The Courtesan by Alexandra Curry
Feb. 5th, 2019 12:14 am




Blurb: The Courtesan is an astonishing tale inspired by the real life of a woman who lived and loved in the extraordinary twilight decades of the Qing dynasty. To this day, Sai Jinhua is a legend in her native land of China, and this is her story, told the way it might have been.
The year is 1881. Seven-year-old Jinhua is left an orphan, alone and unprotected after her mandarin father’s summary execution for the crime of speaking the truth. For seven silver coins, she is sold to a brothel-keeper and subjected to the worst of human nature. Will the private ritual that is her father’s legacy and the wise friendship of the crippled brothel maid be enough to sustain her?
When an elegant but troubled scholar takes Jinhua as his concubine, she enters the close world of his jealous first wife. Yet it is Jinhua who accompanies him--as Emissary to the foreign devil nations of Prussia, Austro-Hungary, and Russia--on an exotic journey to Vienna. As he struggles to play his part in China's early, blundering diplomatic engagement with the western world, Jinhua’s eyes and heart are opened to the irresistible possibilities of a place that is mesmerizing and strange, where she will struggle against the constraints of tradition and her husband’s authority and seek to find “Great Love.”
Sai Jinhua is an altered woman when she returns to a changed and changing China, where a dangerous clash of cultures pits East against West. The moment arrives when Jinhua’s western sympathies will threaten not only her own survival, but the survival of those who are most dear to her.

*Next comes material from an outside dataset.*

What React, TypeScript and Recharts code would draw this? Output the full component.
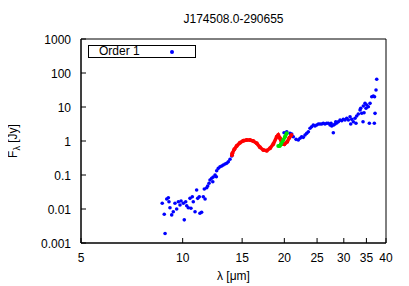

A book that shines a small light on the large history of China’s relationship with the West, The Courtesan is a novel that distills, with the economy of a poem, a woman’s journey of untold miles to discern what is real and abiding.
Review: From protected child to a brothel's money tee to concubine of a scholar to traveling to Prussia with the then emissary and back to China, Alexandra Curry's The Courtesan is a sweeping tale of a girl who is transformed into a woman during a troubled period in China's history.
It is a story of finding friendship during the most trying of times, of sacrificing yourself and sometimes - inadvertently - others, and of finding redemption. It is also a journey to find what is real and what is not, how truth may come too late, and how patience can be projected even if the opposite is felt.
I enjoyed reading The Courtesan very much. Ms. Curry's writing brings the characters and time period alive for the reader (or at least for this reader). The books is complete in and of itself. However, I would have liked to know more about what happened to Sai Jinchua after her return to Suzhou with the boy. The author's note was also very much appreciated for the character's historical context.